What the exercise asks
Produce a word-for-word copy of the listing below without its pictures.

[Start Stored data]

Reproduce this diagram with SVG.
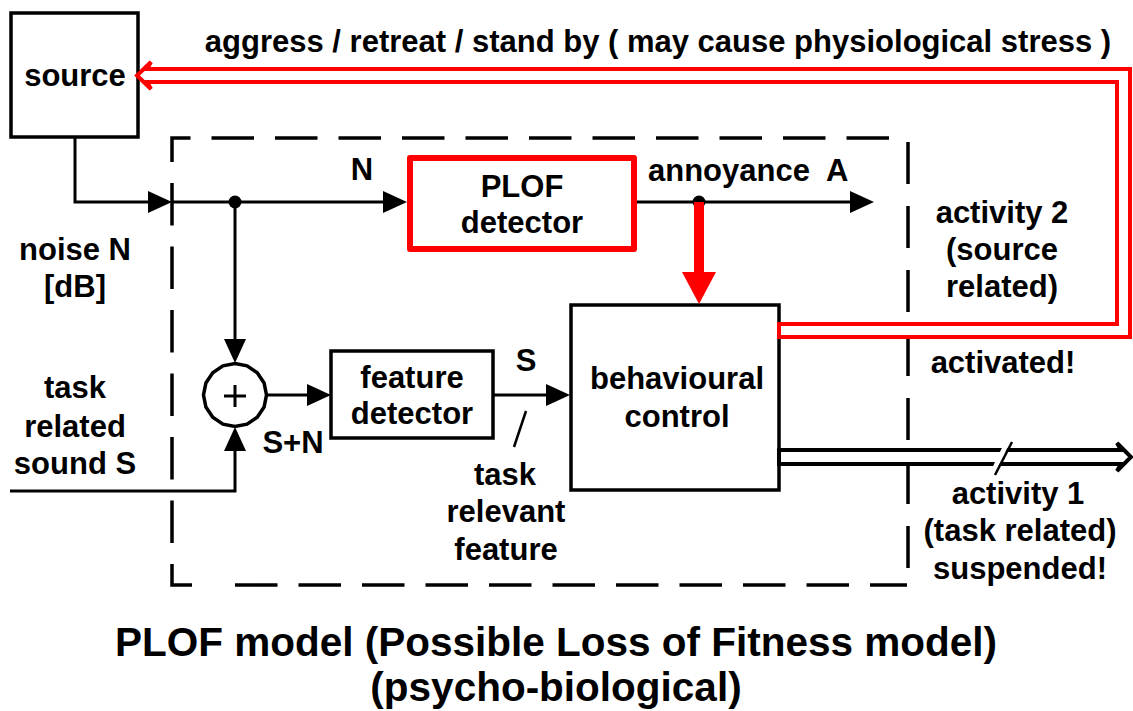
<svg xmlns="http://www.w3.org/2000/svg" width="1133" height="711" viewBox="0 0 1133 711">
  <style>
    .t { font-family: "Liberation Sans", Arial, Helvetica, sans-serif; font-weight: bold; font-size: 31px; text-anchor: middle; fill: #000; }
    .title { font-size: 40.5px; }
    .box { fill: #fff; stroke: #000; stroke-width: 3.5; }
    .red-box { fill: #fff; stroke: #ff0000; stroke-width: 6; stroke-linejoin: round; }
    .wire { fill: none; stroke: #000; stroke-width: 3; }
    .dash { fill: none; stroke: #000; stroke-width: 3.5; stroke-dasharray: 42.5 21; }
  </style>
  <defs>
    <marker id="arr" markerUnits="userSpaceOnUse" markerWidth="24" markerHeight="24" viewBox="0 0 24 24" refX="20" refY="12" orient="auto">
      <path d="M0 1 L24 12 L0 23 Z" fill="#000"/>
    </marker>
  </defs>
  <rect width="1133" height="711" fill="#fff"/>

  <!-- system boundary (dashed) -->
  <g id="boundary">
    <path class="dash" d="M889 138 H172 V585 H192"/>
    <path class="dash" d="M235 585 H907"/>
    <path class="dash" d="M908 142 V568" style="stroke-dasharray: 42 22"/>
  </g>

  <g id="source">
    <rect class="box" x="11" y="13" width="127" height="124"/>
    <text class="t" x="75" y="86">source</text>
  </g>

  <g id="plof-detector">
    <rect class="red-box" x="410" y="158" width="224" height="91"/>
    <text class="t" x="522" y="197">PLOF</text>
    <text class="t" x="522" y="233">detector</text>
  </g>

  <g id="summer">
    <polygon fill="#fff" stroke="#000" stroke-width="3.5" points="235,363.5 247.05,365.9 257.27,372.73 264.1,382.95 266.5,395 264.1,407.05 257.27,417.27 247.05,424.1 235,426.5 222.95,424.1 212.73,417.27 205.9,407.05 203.5,395 205.9,382.95 212.73,372.73 222.95,365.9"/>
    <path d="M224 396 H246 M235 385 V407" stroke="#000" stroke-width="3" fill="none"/>
  </g>

  <g id="feature-detector">
    <rect class="box" x="331" y="351" width="162" height="87"/>
    <text class="t" x="412" y="388">feature</text>
    <text class="t" x="412" y="424">detector</text>
  </g>

  <g id="behavioural-control">
    <rect class="box" x="571" y="305" width="208" height="185"/>
    <text class="t" x="677" y="389">behavioural</text>
    <text class="t" x="677" y="427">control</text>
  </g>

  <g id="connectors">
    <!-- noise path -->
    <path class="wire" d="M75 138 V202 H168" marker-end="url(#arr)"/>
    <path class="wire" d="M172 202 H403" marker-end="url(#arr)"/>
    <circle cx="235" cy="202" r="6.5" fill="#000"/>
    <path class="wire" d="M235 202 V359" marker-end="url(#arr)"/>
    <!-- task related sound -->
    <path class="wire" d="M10 491 H235 V431" marker-end="url(#arr)"/>
    <!-- S+N to feature detector -->
    <path class="wire" d="M267 395 H327" marker-end="url(#arr)"/>
    <!-- S to behavioural control -->
    <path class="wire" d="M493 395 H566" marker-end="url(#arr)"/>
    <line x1="526" y1="411" x2="514" y2="447" stroke="#000" stroke-width="2.5"/>
    <!-- annoyance output -->
    <path class="wire" d="M637 202 H870" marker-end="url(#arr)"/>
    <circle cx="699" cy="202" r="6.5" fill="#000"/>
    <!-- annoyance drives behavioural control -->
    <line x1="699" y1="202" x2="699" y2="274" stroke="#ff0000" stroke-width="10"/>
    <polygon points="682,272 716,272 699,304" fill="#ff0000"/>
    <!-- activity 2 feedback to source (double line) -->
    <path d="M779 324 H1117 V82 H147 L151 89 L137 75.5 L151 62 L147 69 H1130 V337 H779 Z" fill="#fff" stroke="#ff0000" stroke-width="4" stroke-linejoin="miter"/>
    <!-- activity 1 output (double line) -->
    <path d="M779 450 H1121 L1117 443 L1131 457 L1117 471 L1121 464 H779 Z" fill="#fff" stroke="#000" stroke-width="4"/>
    <line x1="1008" y1="441" x2="991" y2="476" stroke="#fff" stroke-width="5"/>
    <line x1="1012" y1="442" x2="995" y2="475" stroke="#000" stroke-width="2.5"/>
  </g>

  <g id="labels">
    <text class="t" x="658" y="52">aggress / retreat / stand by ( may cause physiological stress )</text>
    <text class="t" x="362" y="180">N</text>
    <text class="t" x="648" y="181" style="text-anchor: start" xml:space="preserve">annoyance  A</text>
    <text class="t" x="75" y="260">noise N</text>
    <text class="t" x="75" y="297">[dB]</text>
    <text class="t" x="75" y="398">task</text>
    <text class="t" x="75" y="437">related</text>
    <text class="t" x="75" y="474">sound S</text>
    <text class="t" x="293" y="453">S+N</text>
    <text class="t" x="526" y="371">S</text>
    <text class="t" x="505" y="485">task</text>
    <text class="t" x="506" y="522">relevant</text>
    <text class="t" x="506" y="560">feature</text>
    <text class="t" x="1002" y="223">activity 2</text>
    <text class="t" x="1002" y="260">(source</text>
    <text class="t" x="1002" y="297">related)</text>
    <text class="t" x="1003" y="373">activated!</text>
    <text class="t" x="1018" y="504">activity 1</text>
    <text class="t" x="1020" y="541">(task related)</text>
    <text class="t" x="1020" y="579">suspended!</text>
    <text class="t title" x="556" y="656">PLOF model (Possible Loss of Fitness model)</text>
    <text class="t title" x="556" y="701">(psycho-biological)</text>
  </g>
</svg>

[End Stored data]

Task answer
Reproduce this diagram with SVG.
<svg xmlns="http://www.w3.org/2000/svg" width="1133" height="711" viewBox="0 0 1133 711">
  <style>
    .t { font-family: "Liberation Sans", Arial, Helvetica, sans-serif; font-weight: bold; font-size: 31px; text-anchor: middle; fill: #000; }
    .title { font-size: 40.5px; }
    .box { fill: #fff; stroke: #000; stroke-width: 3.5; }
    .red-box { fill: #fff; stroke: #ff0000; stroke-width: 6; stroke-linejoin: round; }
    .wire { fill: none; stroke: #000; stroke-width: 3; }
    .dash { fill: none; stroke: #000; stroke-width: 3.5; stroke-dasharray: 42.5 21; }
  </style>
  <defs>
    <marker id="arr" markerUnits="userSpaceOnUse" markerWidth="24" markerHeight="24" viewBox="0 0 24 24" refX="20" refY="12" orient="auto">
      <path d="M0 1 L24 12 L0 23 Z" fill="#000"/>
    </marker>
  </defs>
  <rect width="1133" height="711" fill="#fff"/>

  <!-- system boundary (dashed) -->
  <g id="boundary">
    <path class="dash" d="M889 138 H172 V585 H192"/>
    <path class="dash" d="M235 585 H907"/>
    <path class="dash" d="M908 142 V568" style="stroke-dasharray: 42 22"/>
  </g>

  <g id="source">
    <rect class="box" x="11" y="13" width="127" height="124"/>
    <text class="t" x="75" y="86">source</text>
  </g>

  <g id="plof-detector">
    <rect class="red-box" x="410" y="158" width="224" height="91"/>
    <text class="t" x="522" y="197">PLOF</text>
    <text class="t" x="522" y="233">detector</text>
  </g>

  <g id="summer">
    <polygon fill="#fff" stroke="#000" stroke-width="3.5" points="235,363.5 247.05,365.9 257.27,372.73 264.1,382.95 266.5,395 264.1,407.05 257.27,417.27 247.05,424.1 235,426.5 222.95,424.1 212.73,417.27 205.9,407.05 203.5,395 205.9,382.95 212.73,372.73 222.95,365.9"/>
    <path d="M224 396 H246 M235 385 V407" stroke="#000" stroke-width="3" fill="none"/>
  </g>

  <g id="feature-detector">
    <rect class="box" x="331" y="351" width="162" height="87"/>
    <text class="t" x="412" y="388">feature</text>
    <text class="t" x="412" y="424">detector</text>
  </g>

  <g id="behavioural-control">
    <rect class="box" x="571" y="305" width="208" height="185"/>
    <text class="t" x="677" y="389">behavioural</text>
    <text class="t" x="677" y="427">control</text>
  </g>

  <g id="connectors">
    <!-- noise path -->
    <path class="wire" d="M75 138 V202 H168" marker-end="url(#arr)"/>
    <path class="wire" d="M172 202 H403" marker-end="url(#arr)"/>
    <circle cx="235" cy="202" r="6.5" fill="#000"/>
    <path class="wire" d="M235 202 V359" marker-end="url(#arr)"/>
    <!-- task related sound -->
    <path class="wire" d="M10 491 H235 V431" marker-end="url(#arr)"/>
    <!-- S+N to feature detector -->
    <path class="wire" d="M267 395 H327" marker-end="url(#arr)"/>
    <!-- S to behavioural control -->
    <path class="wire" d="M493 395 H566" marker-end="url(#arr)"/>
    <line x1="526" y1="411" x2="514" y2="447" stroke="#000" stroke-width="2.5"/>
    <!-- annoyance output -->
    <path class="wire" d="M637 202 H870" marker-end="url(#arr)"/>
    <circle cx="699" cy="202" r="6.5" fill="#000"/>
    <!-- annoyance drives behavioural control -->
    <line x1="699" y1="202" x2="699" y2="274" stroke="#ff0000" stroke-width="10"/>
    <polygon points="682,272 716,272 699,304" fill="#ff0000"/>
    <!-- activity 2 feedback to source (double line) -->
    <path d="M779 324 H1117 V82 H147 L151 89 L137 75.5 L151 62 L147 69 H1130 V337 H779 Z" fill="#fff" stroke="#ff0000" stroke-width="4" stroke-linejoin="miter"/>
    <!-- activity 1 output (double line) -->
    <path d="M779 450 H1121 L1117 443 L1131 457 L1117 471 L1121 464 H779 Z" fill="#fff" stroke="#000" stroke-width="4"/>
    <line x1="1008" y1="441" x2="991" y2="476" stroke="#fff" stroke-width="5"/>
    <line x1="1012" y1="442" x2="995" y2="475" stroke="#000" stroke-width="2.5"/>
  </g>

  <g id="labels">
    <text class="t" x="658" y="52">aggress / retreat / stand by ( may cause physiological stress )</text>
    <text class="t" x="362" y="180">N</text>
    <text class="t" x="648" y="181" style="text-anchor: start" xml:space="preserve">annoyance  A</text>
    <text class="t" x="75" y="260">noise N</text>
    <text class="t" x="75" y="297">[dB]</text>
    <text class="t" x="75" y="398">task</text>
    <text class="t" x="75" y="437">related</text>
    <text class="t" x="75" y="474">sound S</text>
    <text class="t" x="293" y="453">S+N</text>
    <text class="t" x="526" y="371">S</text>
    <text class="t" x="505" y="485">task</text>
    <text class="t" x="506" y="522">relevant</text>
    <text class="t" x="506" y="560">feature</text>
    <text class="t" x="1002" y="223">activity 2</text>
    <text class="t" x="1002" y="260">(source</text>
    <text class="t" x="1002" y="297">related)</text>
    <text class="t" x="1003" y="373">activated!</text>
    <text class="t" x="1018" y="504">activity 1</text>
    <text class="t" x="1020" y="541">(task related)</text>
    <text class="t" x="1020" y="579">suspended!</text>
    <text class="t title" x="556" y="656">PLOF model (Possible Loss of Fitness model)</text>
    <text class="t title" x="556" y="701">(psycho-biological)</text>
  </g>
</svg>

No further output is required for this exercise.